Santos said he initiated the study because legal aid had never before tried to compare the true costs in both the public and private sectors. "Before this, we were comparing apples and oranges," he said. "It's an age old question, is it cheaper to use private bar lawyers or government lawyers? Before, we didn't have the statistics to answer that question, and now we do."
The study revealed that, contrary to previous government studies and policies, it can be significantly more expensive to use in-house public defenders on some cases, Santos said.
Although there is a range of fees paid to private bar lawyers, on average legal aid pays $80 an hour for most criminal cases, and caps the number of hours that can be charged for certain kinds of criminal cases. Santos said the review showed it can cost up to $125 an hour for a senior public defender to try a case.

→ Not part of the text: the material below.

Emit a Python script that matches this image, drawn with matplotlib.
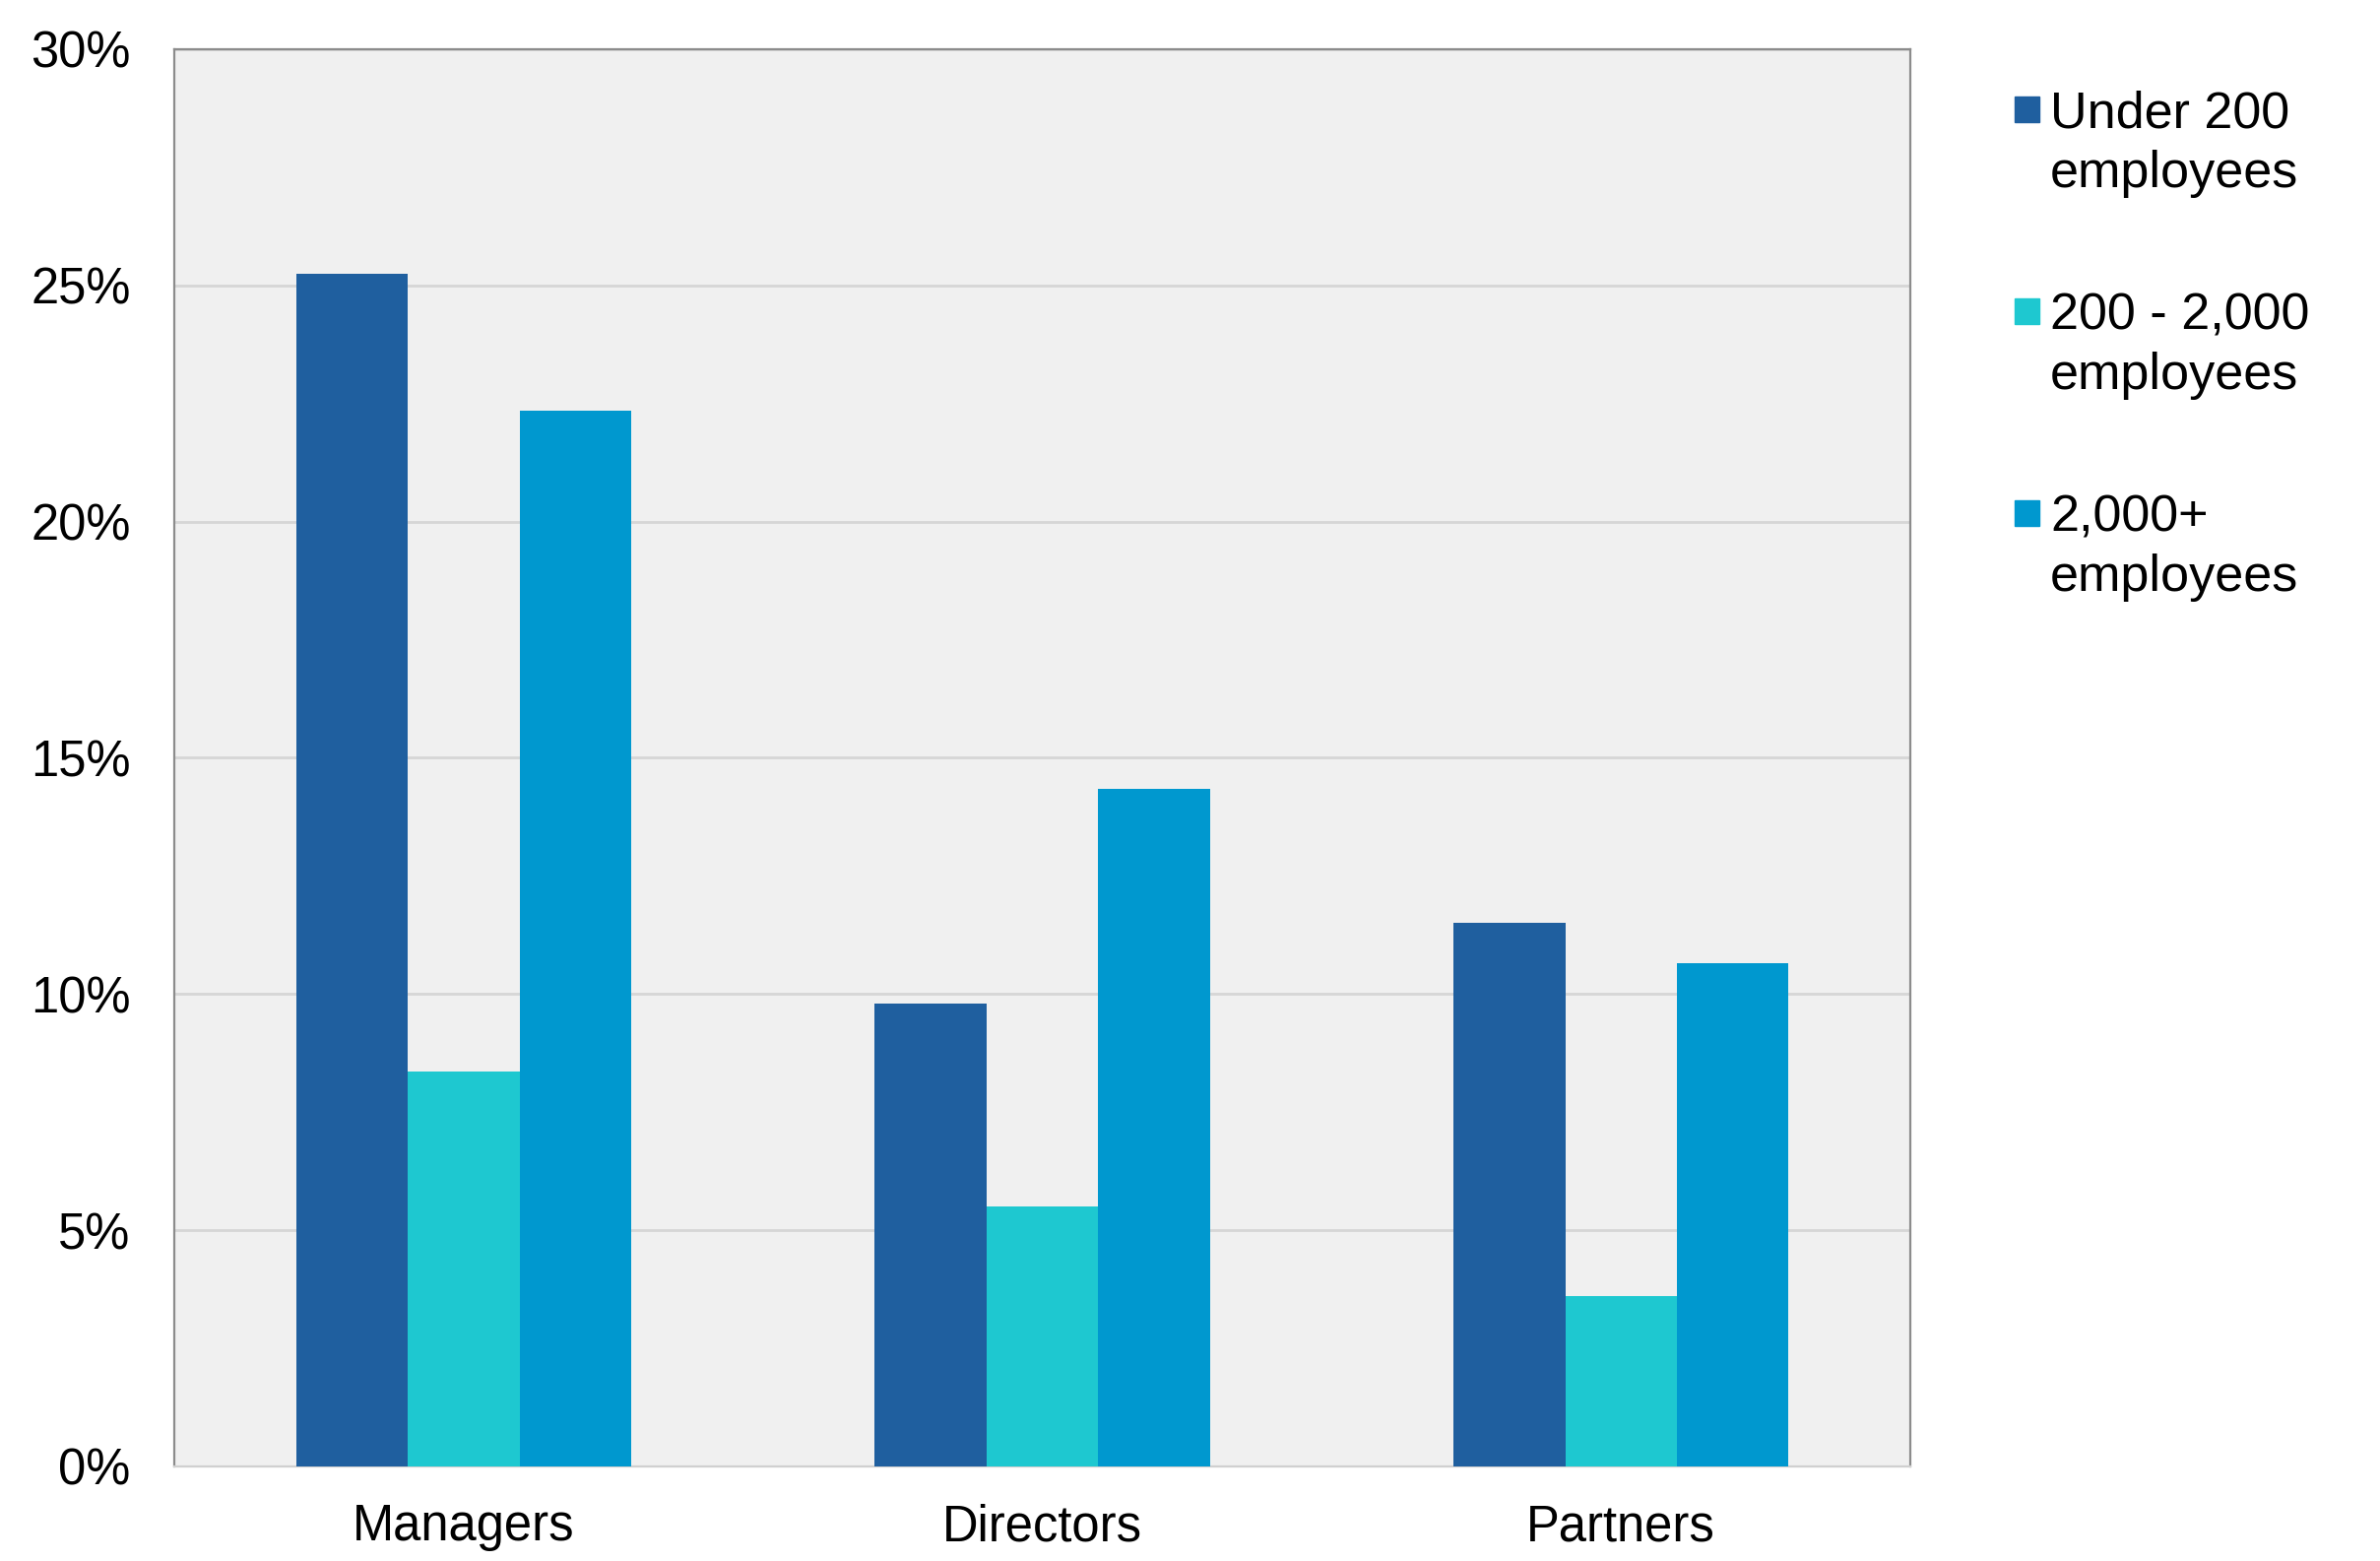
import matplotlib.pyplot as plt
from matplotlib.patches import Rectangle
from matplotlib.ticker import FuncFormatter

plt.rcParams["font.family"] = ["Liberation Sans", "DejaVu Sans"]

# data (percent)
categories = ["Managers", "Directors", "Partners"]
series_labels = ["Under 200\nemployees", "200 - 2,000\nemployees", "2,000+\nemployees"]
under_200 = [25.25, 9.8, 11.5]
mid_size = [8.35, 5.5, 3.6]
large = [22.35, 14.35, 10.65]
colors = ["#1F5F9F", "#1EC8D0", "#0098CF"]
y_ticks = [0, 5, 10, 15, 20, 25, 30]

fig = plt.figure(figsize=(24.17, 15.85), dpi=100)
ax = fig.add_axes([0.0732, 0.0606, 0.7295, 0.9079])
ax.set_facecolor("#F0F0F0")

width = 0.193
x = list(range(len(categories)))
for j, vals in enumerate([under_200, mid_size, large]):
    pos = [i + (j - 1) * width for i in x]
    ax.bar(pos, vals, width, color=colors[j], zorder=3, linewidth=0)

ax.set_xlim(-0.5, len(categories) - 0.5)
ax.set_ylim(0, 30)
ax.set_yticks(y_ticks)
ax.yaxis.set_major_formatter(FuncFormatter(lambda v, _: f"{v:.0f}%"))
ax.set_xticks(x)
ax.set_xticklabels(categories)
ax.tick_params(axis="both", length=0, labelsize=36.5, colors="black")
ax.tick_params(axis="y", pad=32)
ax.tick_params(axis="x", pad=27)
ax.grid(axis="y", color="#D6D6D6", linewidth=2, zorder=1)

for side in ["left", "top", "right"]:
    ax.spines[side].set_color("#8C8C8C")
    ax.spines[side].set_linewidth(1.6)
ax.spines["bottom"].set_color("#D0D0D0")
ax.spines["bottom"].set_linewidth(1.6)

# legend drawn by hand so the marker sits on the first text line
for k, (lab, col) in enumerate(zip(series_labels, colors)):
    yc = 0.930 - k * 0.1293
    fig.patches.append(Rectangle((0.8465, yc - 0.008), 0.0105, 0.016,
                                 transform=fig.transFigure, color=col))
    fig.text(0.8614, yc + 0.0125, lab, fontsize=37.5, va="top", ha="left",
             linespacing=1.32)

fig.savefig("out.png", dpi=100)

"In some cases it does cost more (to use a public defender)," Santos said.
Lawyer Darren Sawchuk, president of the Manitoba chapter of the Criminal Defence Lawyers Association, said most private lawyers will not be surprised at the findings.
Sawchuk believes the study may still be underestimating the hourly cost of assigning public defenders to cases, which the association estimates at closer to $150 an hour.
"People like to say that private lawyers are greedy but it looks like we're at least $45 an hour cheaper than an in-house lawyer," Sawchuck said.
The findings of this most recent, year-long study is a setback for the NDP government's policy that put a priority on getting in-house lawyers to do criminal case work.
The latest study contradicts a 2004 report by former deputy attorney general Ron Perozzo, which recommended up to two-thirds of criminal cases be handled by government-employed lawyers.
The NDP government responded to Perozzo's report in stages. In 2005, it passed amendments to the Legal Aid Act that ended the right of accused persons to choose the lawyer that represents them. A year later, it hired six new public defenders to bolster the in-house staff of Legal Aid Manitoba.
However, in the interim the Legal Aid Lawyers Association won an important arbitration battle with the province that ensured they would be paid at the same rate as Crown attorneys. The decision led to a double-digit increase in wages for public defenders, and in the process changed the entire financial model at legal aid.
Attorney General Andrew Swan could not be reached for comment.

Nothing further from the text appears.